▶ Exercise input

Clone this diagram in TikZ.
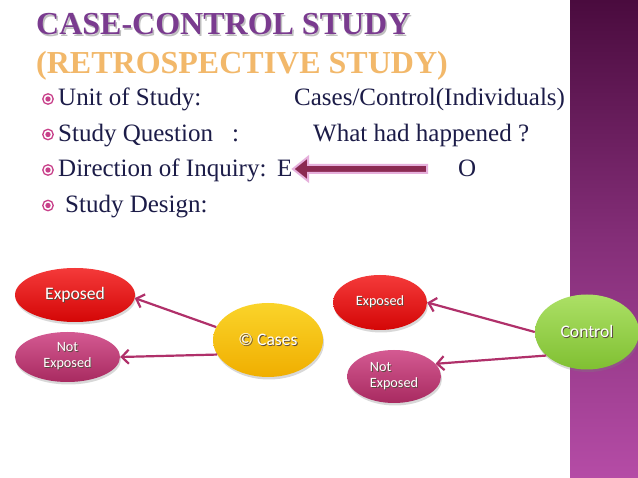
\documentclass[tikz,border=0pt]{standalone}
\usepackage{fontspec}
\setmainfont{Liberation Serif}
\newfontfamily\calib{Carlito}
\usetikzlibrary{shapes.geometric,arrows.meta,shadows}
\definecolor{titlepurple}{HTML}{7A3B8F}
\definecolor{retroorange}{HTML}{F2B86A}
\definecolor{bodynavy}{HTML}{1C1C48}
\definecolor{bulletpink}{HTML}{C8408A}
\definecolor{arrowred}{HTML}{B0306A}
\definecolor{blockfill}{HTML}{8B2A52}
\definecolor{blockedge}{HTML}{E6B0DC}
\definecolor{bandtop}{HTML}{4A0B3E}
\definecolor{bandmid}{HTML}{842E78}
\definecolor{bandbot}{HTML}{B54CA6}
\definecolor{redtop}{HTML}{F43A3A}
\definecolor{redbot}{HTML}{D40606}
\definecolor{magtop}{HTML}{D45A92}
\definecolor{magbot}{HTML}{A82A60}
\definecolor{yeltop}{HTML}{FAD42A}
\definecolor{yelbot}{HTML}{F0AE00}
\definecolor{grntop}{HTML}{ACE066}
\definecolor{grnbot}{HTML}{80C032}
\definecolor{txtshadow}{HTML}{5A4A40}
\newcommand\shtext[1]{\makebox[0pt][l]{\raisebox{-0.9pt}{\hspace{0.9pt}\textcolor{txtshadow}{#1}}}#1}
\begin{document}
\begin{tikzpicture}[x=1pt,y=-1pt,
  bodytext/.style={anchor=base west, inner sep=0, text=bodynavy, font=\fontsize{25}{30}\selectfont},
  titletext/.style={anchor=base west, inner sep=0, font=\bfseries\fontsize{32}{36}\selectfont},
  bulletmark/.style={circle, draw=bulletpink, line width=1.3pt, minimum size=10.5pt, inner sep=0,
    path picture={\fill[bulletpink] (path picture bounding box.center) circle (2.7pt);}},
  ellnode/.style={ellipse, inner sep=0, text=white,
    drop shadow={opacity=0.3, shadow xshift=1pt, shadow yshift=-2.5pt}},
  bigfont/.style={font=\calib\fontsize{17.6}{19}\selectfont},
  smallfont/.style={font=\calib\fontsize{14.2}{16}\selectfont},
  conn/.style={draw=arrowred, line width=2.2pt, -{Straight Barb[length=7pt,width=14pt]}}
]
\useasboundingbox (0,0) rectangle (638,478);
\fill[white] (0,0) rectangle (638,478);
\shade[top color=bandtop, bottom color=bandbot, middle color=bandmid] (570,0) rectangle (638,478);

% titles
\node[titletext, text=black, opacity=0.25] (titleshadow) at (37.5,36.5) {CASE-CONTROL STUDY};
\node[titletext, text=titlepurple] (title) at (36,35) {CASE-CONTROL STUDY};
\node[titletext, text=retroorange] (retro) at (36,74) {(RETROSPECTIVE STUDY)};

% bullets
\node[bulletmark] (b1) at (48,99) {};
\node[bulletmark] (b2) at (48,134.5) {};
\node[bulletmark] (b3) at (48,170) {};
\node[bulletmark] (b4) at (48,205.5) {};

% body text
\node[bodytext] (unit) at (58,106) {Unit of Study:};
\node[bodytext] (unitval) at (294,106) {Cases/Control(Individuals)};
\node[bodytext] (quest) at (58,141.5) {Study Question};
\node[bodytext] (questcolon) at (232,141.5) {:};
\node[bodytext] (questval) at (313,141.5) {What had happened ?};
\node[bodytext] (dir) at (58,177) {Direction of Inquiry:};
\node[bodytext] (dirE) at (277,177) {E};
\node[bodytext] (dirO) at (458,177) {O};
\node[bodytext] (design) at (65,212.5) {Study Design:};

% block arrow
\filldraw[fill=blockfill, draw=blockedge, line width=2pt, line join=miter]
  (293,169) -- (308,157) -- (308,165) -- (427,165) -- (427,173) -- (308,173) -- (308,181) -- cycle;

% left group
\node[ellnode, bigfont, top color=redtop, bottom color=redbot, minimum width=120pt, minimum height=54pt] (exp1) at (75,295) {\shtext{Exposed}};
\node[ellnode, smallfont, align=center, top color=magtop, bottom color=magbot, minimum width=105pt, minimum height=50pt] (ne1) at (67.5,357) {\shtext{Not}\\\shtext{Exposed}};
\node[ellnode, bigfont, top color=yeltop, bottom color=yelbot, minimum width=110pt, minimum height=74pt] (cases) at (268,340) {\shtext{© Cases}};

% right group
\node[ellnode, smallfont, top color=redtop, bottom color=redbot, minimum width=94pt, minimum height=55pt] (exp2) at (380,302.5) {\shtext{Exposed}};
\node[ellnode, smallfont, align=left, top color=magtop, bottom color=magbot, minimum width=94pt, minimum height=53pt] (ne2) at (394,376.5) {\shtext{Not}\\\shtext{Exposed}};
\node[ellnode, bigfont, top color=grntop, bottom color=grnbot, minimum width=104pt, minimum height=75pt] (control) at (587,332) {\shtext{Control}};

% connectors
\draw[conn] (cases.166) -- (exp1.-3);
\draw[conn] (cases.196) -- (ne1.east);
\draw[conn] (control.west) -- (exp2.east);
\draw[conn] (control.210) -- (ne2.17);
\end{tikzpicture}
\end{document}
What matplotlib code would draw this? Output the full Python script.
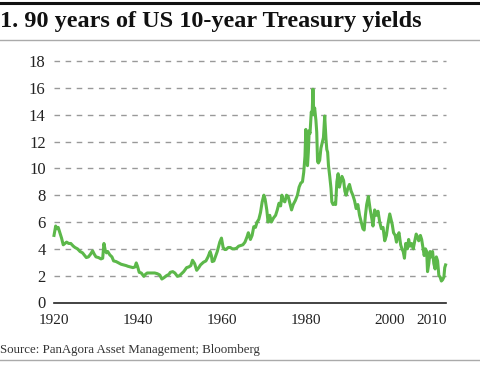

▶ Work instructions
Provide solely the number of lines in the data that include the word "What".

▶ Task answer
2